Namun, dia menyesalkan bahwa proses identifikasi berlangsung lambat dan terlalu lama.

“Saya harus nunggu berapa lama lagi ini. Keburu saya tidak bisa mengenali anak saya,” ujarnya sambil menangis. 

“Ini sudah hampir empat hari, saya cuman mau lihat anak saya,” tambahnya.

Tak hanya Melinda, adapun sepasang orang tua yang menenteng ijazah bermaps merah turut mendesak petugas memberikan izin untuk melihat jenazah yang diduga anaknya.

Sebab, sepasang suami istri ini mengaku telah mendatangi Polsek dan Polres Bekasi untuk mencari keberadaan anaknya. Namun, justru diminta ke RS Polri Kramat Jati.

“Dari Polsek disuruh ke Polres, disuruh bawa barang-barang (persyaratan identifikasi), Tapi di sini (RS Polri) enggak boleh lihat jenazah,” timpal pasangan suami istri kepada petugas.

Meski terus didesak, petugas DVI Polri yang mengenakan baju berwarna biru dongker tidak bergeming. 

Dia menjelaskan bahwa seluruh proses identifikasi sedang dilakukan oleh tim dokter. Sehingga, dia meminta kepada pihak keluarga untuk bersabar.

Mendengar itu, Melinda semakin meninggikan nada bicaranya. 

Dia pun mengeluarkan sumpah serapah kepada petugas tersebut. Maulana pun terlihat memapah istrinya, Melinda untuk keluar ruangan transit jenazah agar lebih tenang.

Di luar ruangan, Melinda kembali meluapkan kesedihannya kembali dengan menangis. Bahkan, dia sampai terlihat lemas sambil memohon untuk melihat jenazah anaknya.

“Ayah, tolongin anak kita yah. Anak kita sudah ga ada kenapa dipersulit. Anak kita sudah busuk, gimana kita mau ngenalin,” ungkap Melinda dipelukan Maulana.

Setelah ditenangkan oleh Maulana, Melinda terlihat mulai bisa mengontrol emosinya.

Dia pun berbagi kisah sedikit tentang peristiwa yang menimpa anaknya pada Sabtu malam itu. Melinda meyakini bahwa anaknya bersama puluhan rekannnya sedang kumpul-kumpul untuk minum kopi bersama.

Namun, kata dia, tiba-tiba petugas Perintis Polri datang membawa senjata laras panjang.
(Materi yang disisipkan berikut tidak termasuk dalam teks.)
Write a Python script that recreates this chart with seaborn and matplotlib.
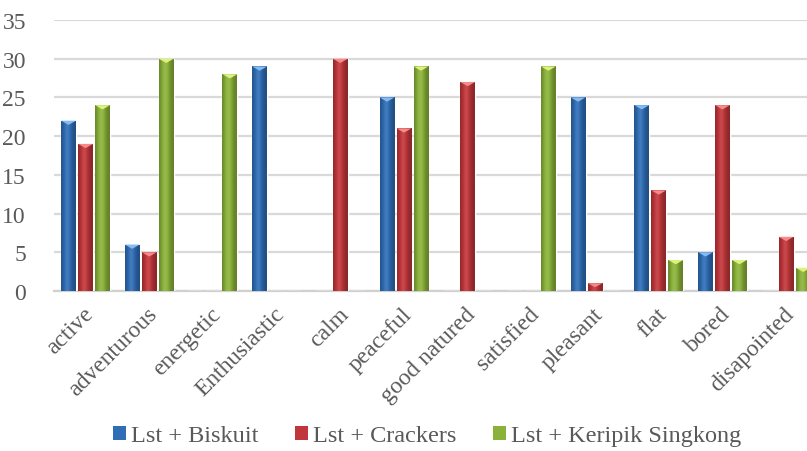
import numpy as np
import pandas as pd
import matplotlib
matplotlib.use("Agg")
import matplotlib.pyplot as plt
import seaborn as sns
from matplotlib.patches import Polygon, Patch
from matplotlib.colors import to_rgb
from matplotlib.transforms import ScaledTranslation

# Sensory descriptors and counts per snack pairing
categories = ["active", "adventurous", "energetic", "Enthusiastic", "calm", "peaceful",
              "good natured", "satisfied", "pleasant", "flat", "bored", "disapointed"]
series_names = ["Lst + Biskuit", "Lst + Crackers", "Lst + Keripik Singkong"]
biskuit = [22, 6, 0, 29, 0, 25, 0, 0, 25, 24, 5, 0]
crackers = [19, 5, 0, 0, 30, 21, 27, 0, 1, 13, 24, 7]
keripik = [24, 30, 28, 0, 0, 29, 0, 29, 0, 4, 4, 3]
y_ticks = [0, 5, 10, 15, 20, 25, 30, 35]

base_colors = {"Lst + Biskuit": "#2F6DB4", "Lst + Crackers": "#C0363A", "Lst + Keripik Singkong": "#8AB13A"}
top_colors = {"Lst + Biskuit": "#86BBF2", "Lst + Crackers": "#F58A8A", "Lst + Keripik Singkong": "#DDF27A"}

df = pd.DataFrame({
    "category": categories * 3,
    "series": np.repeat(series_names, len(categories)),
    "value": biskuit + crackers + keripik,
})

sns.set_theme(style="white")
plt.rcParams["font.serif"] = ["Liberation Serif", "DejaVu Serif"]
plt.rcParams["font.family"] = ["serif"]

fig = plt.figure(figsize=(8.07, 4.52), dpi=100)
ax = fig.add_axes([53.7 / 807, 1 - 292 / 452, (818 - 53.7) / 807, (292 - 21) / 452])

sns.barplot(data=df, x="category", y="value", hue="series", order=categories,
            hue_order=series_names, palette=base_colors, width=0.8, gap=0.12,
            saturation=1, legend=False, ax=ax, zorder=3)

ax.set_ylim(0, 35)
ax.set_yticks(y_ticks)
ax.set_xlim(-0.5, len(categories) - 0.5)
ax.yaxis.grid(True, color="#D9D9D9", linewidth=1.6, zorder=0)
ax.xaxis.grid(False)
for side in ["left", "right", "top"]:
    ax.spines[side].set_visible(False)
ax.spines["bottom"].set_color("#D0D0D0")
ax.spines["bottom"].set_linewidth(1.6)
ax.set_xlabel("")
ax.set_ylabel("")
ax.tick_params(axis="y", length=0, pad=20, labelsize=17, labelcolor="#595959")
ax.tick_params(axis="x", length=0, pad=14, labelsize=17, labelcolor="#595959")
shift = ScaledTranslation(5 / 100, 0, fig.dpi_scale_trans)
for lbl in ax.get_xticklabels():
    lbl.set_rotation(45)
    lbl.set_ha("right")
    lbl.set_va("center")
    lbl.set_rotation_mode("anchor")
    lbl.set_transform(lbl.get_transform() + shift)


def shade(rgb, f):
    rgb = np.array(rgb)
    if f < 1:
        return rgb * f
    return rgb + (1 - rgb) * (f - 1)


# Cylinder-like horizontal shading and a light bevel at the top of each bar
profile_x = np.linspace(0, 1, 40)
profile = 0.72 + 0.38 * np.exp(-((profile_x - 0.42) / 0.30) ** 2)
series_of_bar = np.repeat(series_names, len(categories))
for patch, name in zip(ax.patches, series_of_bar):
    h = patch.get_height()
    if h <= 0:
        continue
    x0, w = patch.get_x(), patch.get_width()
    rgb = to_rgb(base_colors[name])
    img = np.clip(np.array([[shade(rgb, f) for f in profile]]), 0, 1)
    im = ax.imshow(img, extent=(x0, x0 + w, 0, h), aspect="auto", zorder=3.5,
                   interpolation="bicubic")
    im.set_clip_path(patch)
    depth = min(0.55, h * 0.5)
    tri = Polygon([(x0, h), (x0 + w, h), (x0 + w / 2, h - depth)], closed=True,
                  facecolor=top_colors[name], edgecolor="none", zorder=4)
    ax.add_patch(tri)
ax.set_xlim(-0.5, len(categories) - 0.5)
ax.set_ylim(0, 35)

handles = [Patch(facecolor=base_colors[n], edgecolor="none", label=n) for n in series_names]
fig.legend(handles=handles, loc="center", bbox_to_anchor=(427 / 807, 1 - 437 / 452),
           ncol=3, frameon=False, prop={"family": "serif", "size": 17.5},
           handlelength=0.55, handleheight=0.55, handletextpad=0.2, columnspacing=1.5,
           labelcolor="#595959")

fig.savefig("out.png", dpi=100, facecolor="white")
“Apa karena di todong senjata, namanya anak di bawah umur ketakutan. Lagi pada ngopi, tiba-tiba Tim Perintis Polri datang pakai laras panjang,” ungkap Melinda.

Hindari Bias Identifikasi

Karodokpol Pusdokkes Polri Brigjen Nyoman Eddy Purnama Wirawan menjelaskan bahwa proses identifikasi masih memerlukan data dari pihak keluarga dan kerabat.
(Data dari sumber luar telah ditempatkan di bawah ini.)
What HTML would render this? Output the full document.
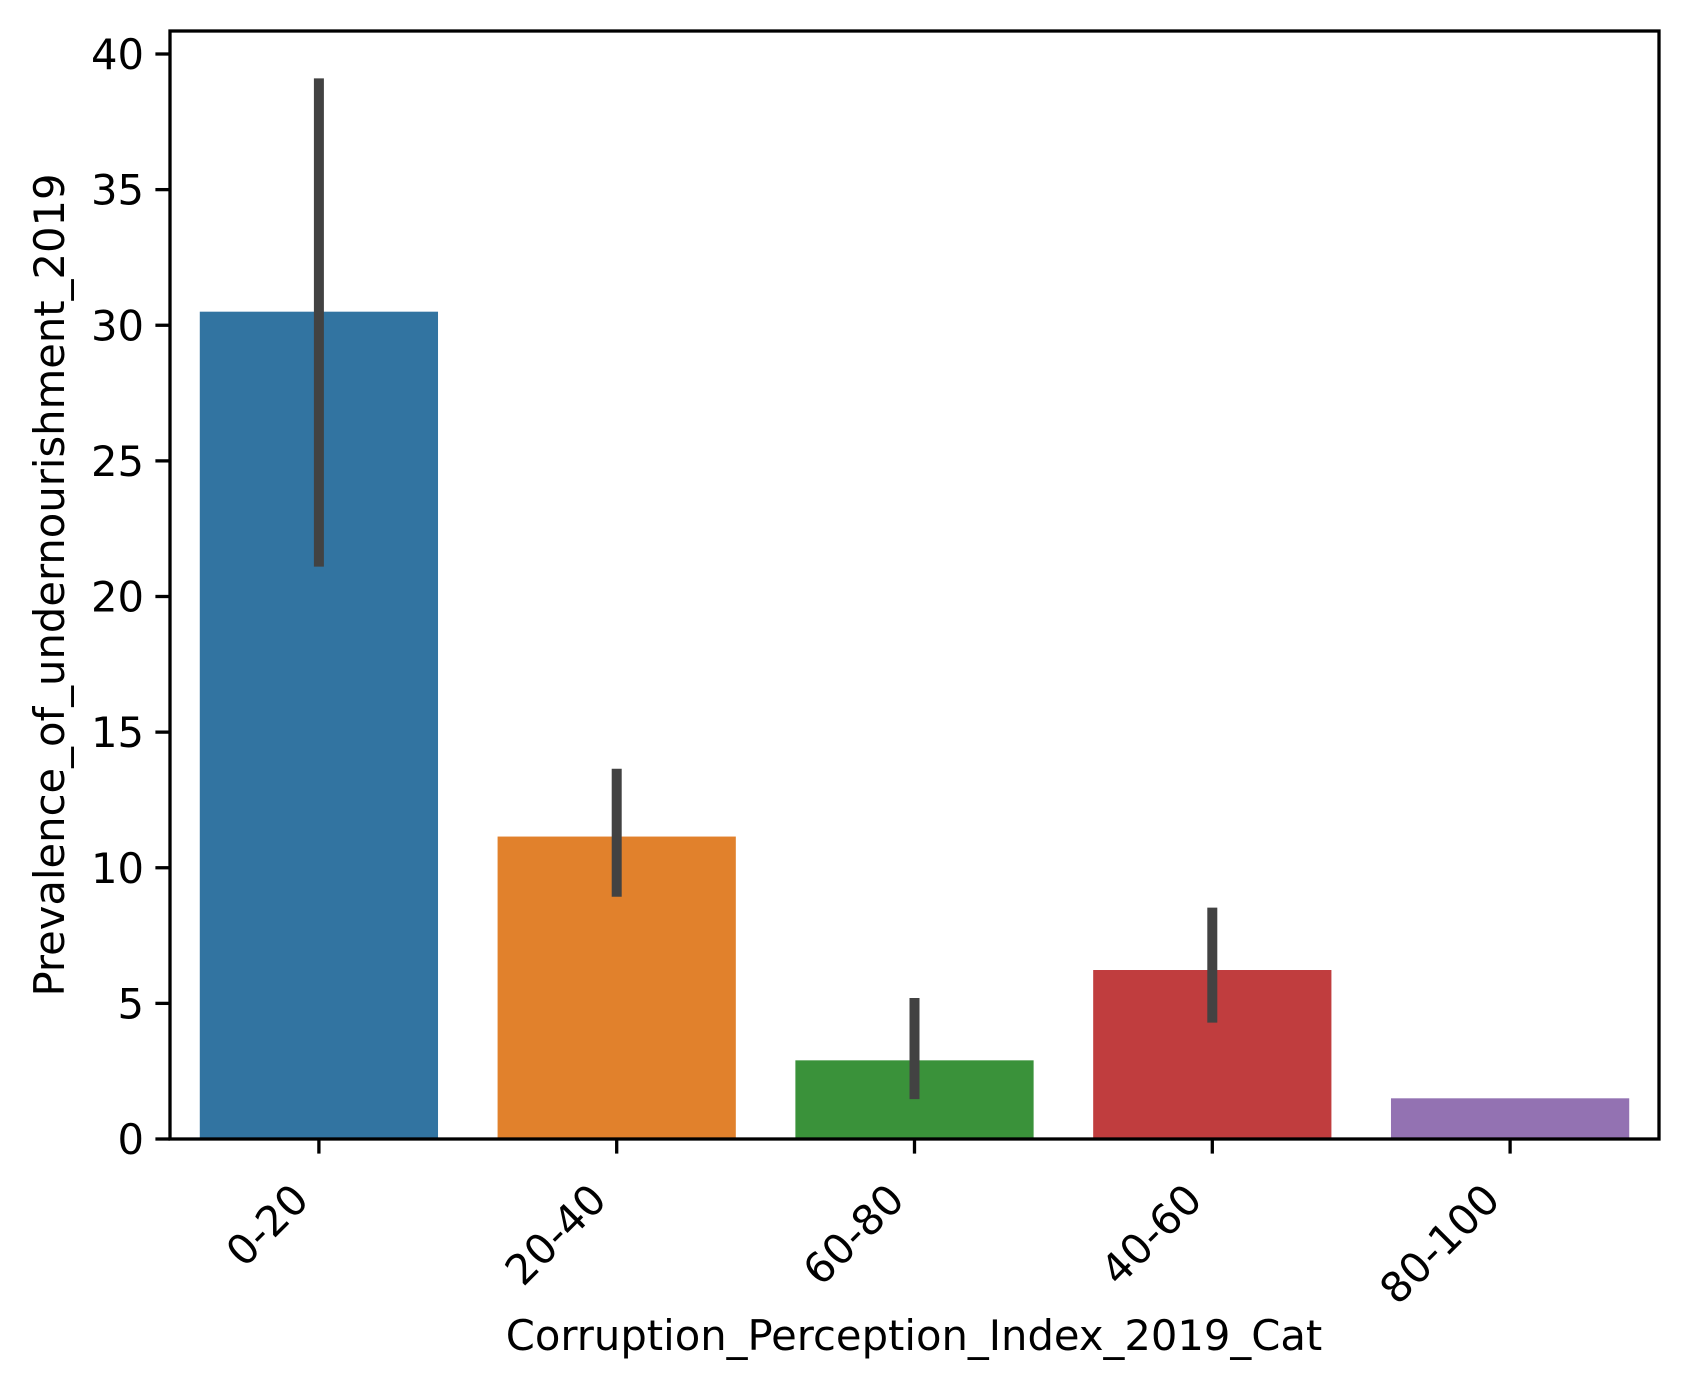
<!DOCTYPE html>
<html><head><meta charset="utf-8"><style>
html,body{margin:0;padding:0;background:#fff}
svg{display:block;font-family:"DejaVu Sans","Liberation Sans",sans-serif}
</style></head><body>
<svg id="chart" width="1687" height="1388" viewBox="0 0 1687 1388" xmlns="http://www.w3.org/2000/svg">
<rect width="1687" height="1388" fill="#fff"/>
<g id="bars"></g>
<g id="errs"></g>
<g id="yaxis"></g>
<g id="xaxis"></g>
<rect x="170" y="31" width="1489" height="1108" fill="none" stroke="#000" stroke-width="3.3"/>
<text x="64" y="585" font-size="41.7" text-anchor="middle" transform="rotate(-90 64 585)">Prevalence_of_undernourishment_2019</text>
<text x="914" y="1350" font-size="41.7" text-anchor="middle">Corruption_Perception_Index_2019_Cat</text>
</svg>
<script>
const categories = ["0-20","20-40","60-80","40-60","80-100"];
const values = [30.5, 11.15, 2.9, 6.23, 1.5];
const errLow = [21.1, 8.93, 1.47, 4.29, null];
const errHigh = [39.1, 13.65, 5.2, 8.53, null];
const yTicks = [0,5,10,15,20,25,30,35,40];
const colors = ["#3274a1","#e1812c","#3a923a","#c03d3e","#9372b2"];

const L=170,R=1659,T=31,B=1139;
const y0=1139, y40=54;
function yScale(v){return y0-(y0-y40)*v/40;}
const slot=(R-L)/categories.length;
function xCenter(i){return L+slot*(i+0.5);}
const NS="http://www.w3.org/2000/svg";
function mk(tag,attrs,parent){const e=document.createElementNS(NS,tag);for(const k in attrs)e.setAttribute(k,attrs[k]);parent.appendChild(e);return e;}
const gb=document.getElementById('bars'),ge=document.getElementById('errs'),gy=document.getElementById('yaxis'),gx=document.getElementById('xaxis');
const bw=slot*0.8;
categories.forEach((c,i)=>{
  const r=mk('rect',{x:xCenter(i)-bw/2,y:yScale(values[i]),width:bw,height:yScale(0)-yScale(values[i]),fill:colors[i]},gb);
  
  
  if(errLow[i]!==null){
    const l=mk('line',{x1:xCenter(i),x2:xCenter(i),y1:yScale(errLow[i]),y2:yScale(errHigh[i]),stroke:'#424242','stroke-width':10},ge);
    
    
  }
  const t=mk('line',{x1:xCenter(i),x2:xCenter(i),y1:B,y2:B+14.6,stroke:'#000','stroke-width':3.3},gx);
  
  
  const ox=xCenter(i)-8, oy=1202;
  const tx=mk('text',{x:ox,y:oy,'font-size':41.7,'text-anchor':'end',transform:`rotate(-45 ${ox} ${oy})`},gx);
  tx.textContent=c;
  
  
});
yTicks.forEach(v=>{
  const y=yScale(v);
  const t=mk('line',{x1:L-14.6,x2:L,y1:y,y2:y,stroke:'#000','stroke-width':3.3},gy);
  
  
  const tx=mk('text',{x:L-26,y:y+15,'font-size':41.7,'text-anchor':'end'},gy);
  tx.textContent=String(v);
  
  
});
</script>
</body></html>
Hal itu disampaikannya saat konferensi pers terkait penemuan tujuh jenazah di Kali Bekasi di RS Polri Kramat Jati, Jakarta, Selasa (24/9/2024).

“Sehingga dalam kondisi yang sudah 1×24 jam itu kita perlu data-data lebih detail, dan itu perlu proses, waktu. Dan itulah kendala utamanya,” kata  Brigjen Nyoman.

Dia mengatakan identifikasi dilakukan dengan cermat agar data postmortem dan antemortem benar-benar cocok.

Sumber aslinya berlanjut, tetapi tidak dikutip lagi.